The survivors fight through the school corridors and make it to the school gym. While climbing a ladder up to the roof, Janet is bitten on the leg. She pleads with Willow to shoot her. However, zombies begin to climb the ladder, forcing Willow to shoot to fend them off. The zombified Brad attacks the group, and Janet sacrifices herself by pushing herself and Brad off.

Eddie and Willow is narrowly saved by military units, who descend on the school and quickly kill the zombies. As Eddie and Willow leave the school, they share their first kiss, only for a zombified Janet to tackle Eddie to the ground before the soldiers save him, allowing him and Willow to return home safe.

==Cast==
- Jacob Zachar as Eddie
- Alexa Nikolas as Willow
- Christa B. Allen as Janet
- Jayson Blair as Brad
- Justin Chon as Ash
- Max Adler as Jimmy
- Joseph Porter as Mark
- Joey Paul Gowdy as Zombified Student
- Michele Messmer as Mrs.
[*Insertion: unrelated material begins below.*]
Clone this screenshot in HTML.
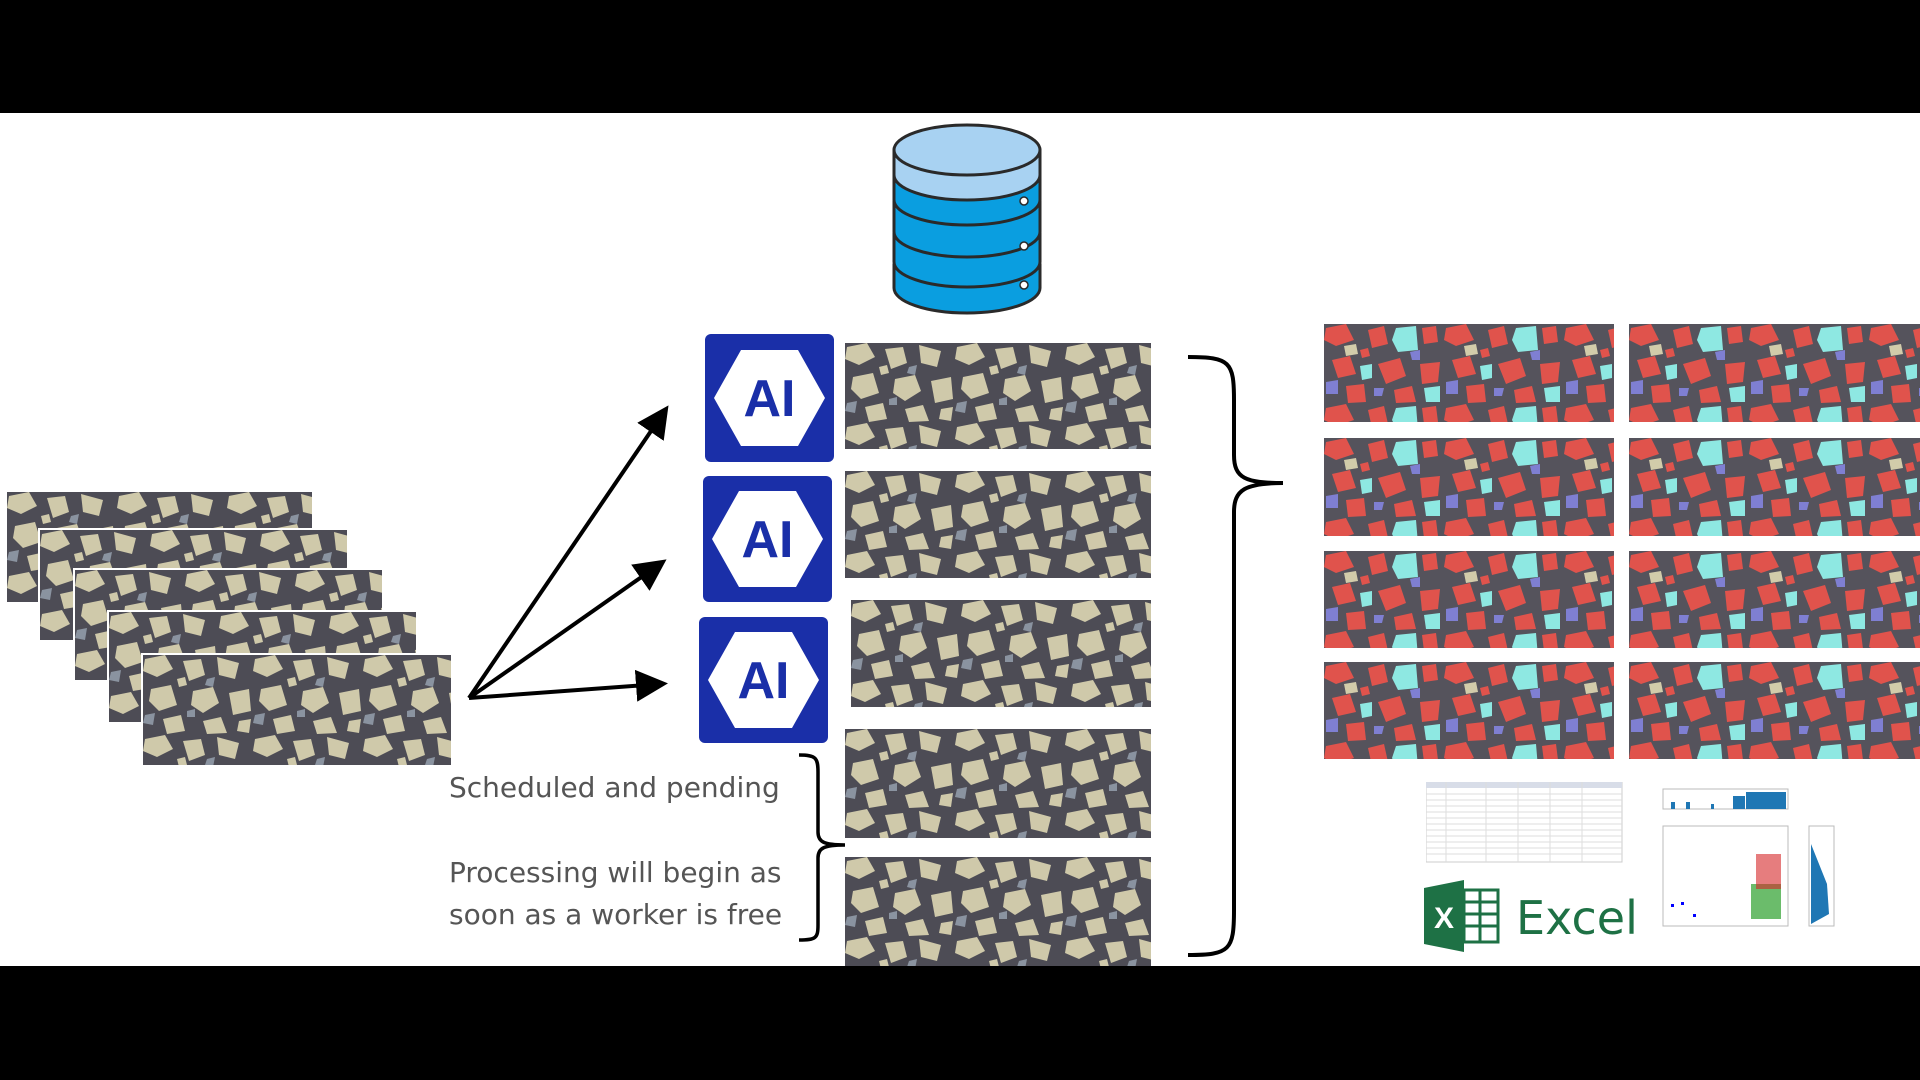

Rumblethorp
- Brian J Schaaf as Zombie Shop Teacher
- Willy Zhang as Stand In

==Critical reception==

The Hollywood Reporter wrote, "With makeup and gore effects that could be bested by moderately gifted fanboys at a well equipped high school, Detention never manages a single scare — a failing that would be forgivable if only it were making us laugh." Robert Abele of the Los Angeles Times wrote, "Six-year-olds at recess could come up with a wittier script and more charming performances, since they probably wouldn’t be hampered by lame pop culture references, laziness disguised as parody, and gore disguised as slapstick." Alex Craig Mann of Dread Central was more positive, giving it a score of 3/5 and saying it "does entertain and its heart is without question in the right place. It hits way more than it misses, and there are some truly shining moments strewn throughout the flick to keep even the hungriest of gorehounds satisfied."